For loops for dynamic SQL in dbt - Time & Space Complexity
We want to understand how the time needed to run dynamic SQL with for loops changes as the input grows.
How does the number of loop runs affect the total work done?
Analyze the time complexity of the following code snippet.
{% set tables = ['sales', 'customers', 'products'] %}
{% for table in tables %}
{{
run_query(
"""
SELECT COUNT(*) FROM {{ table }}
"""
)
}}
{% endfor %}
This code runs a SQL query for each table in a list, counting rows dynamically.
Identify the loops, recursion, array traversals that repeat.

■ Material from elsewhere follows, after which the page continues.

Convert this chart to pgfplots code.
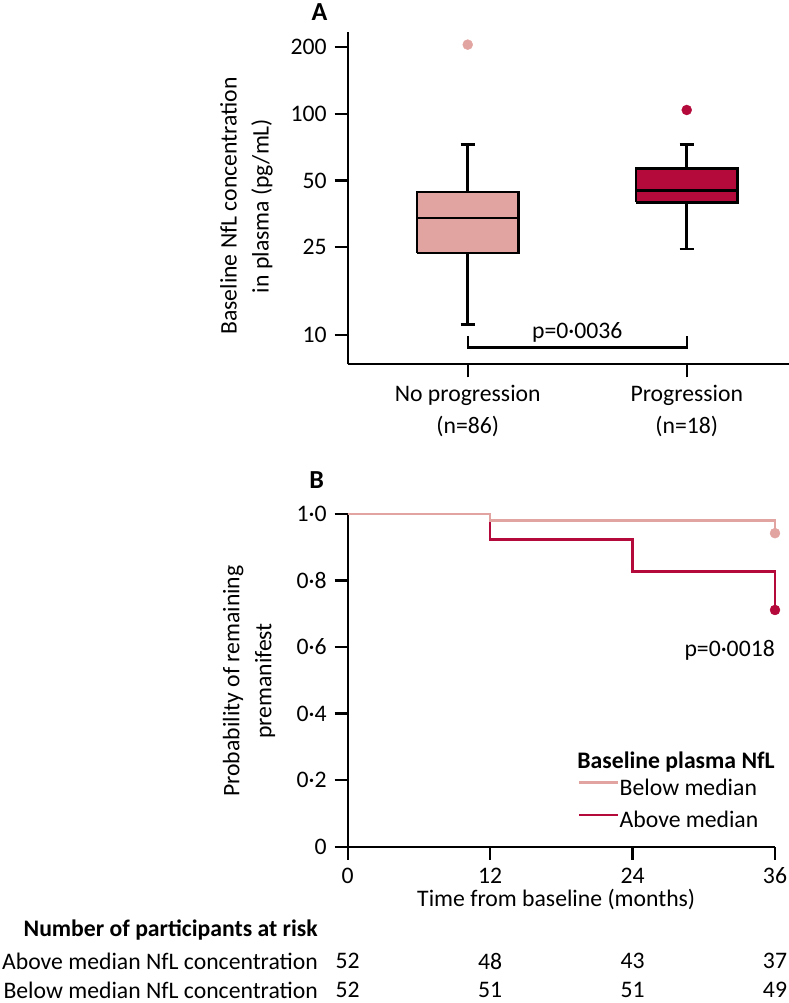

- Primary operation: Running a SQL query inside a for loop.
- How many times: Once for each table in the list.
As the number of tables increases, the number of queries grows the same way.
| Input Size (n) | Approx. Operations |
|---|---|
| 3 | 3 queries run |
| 10 | 10 queries run |
| 100 | 100 queries run |
Pattern observation: The work grows directly with the number of tables.
Time Complexity: O(n)
This means if you double the number of tables, the total queries run will also double.
[X] Wrong: "Running queries inside a loop is always constant time because each query is separate."
[OK] Correct: Each query adds to total time, so more tables mean more queries and more total work.
Understanding how loops affect query counts helps you write efficient data transformations and explain your code clearly.
"What if we nested another loop inside to run queries for each column in each table? How would the time complexity change?"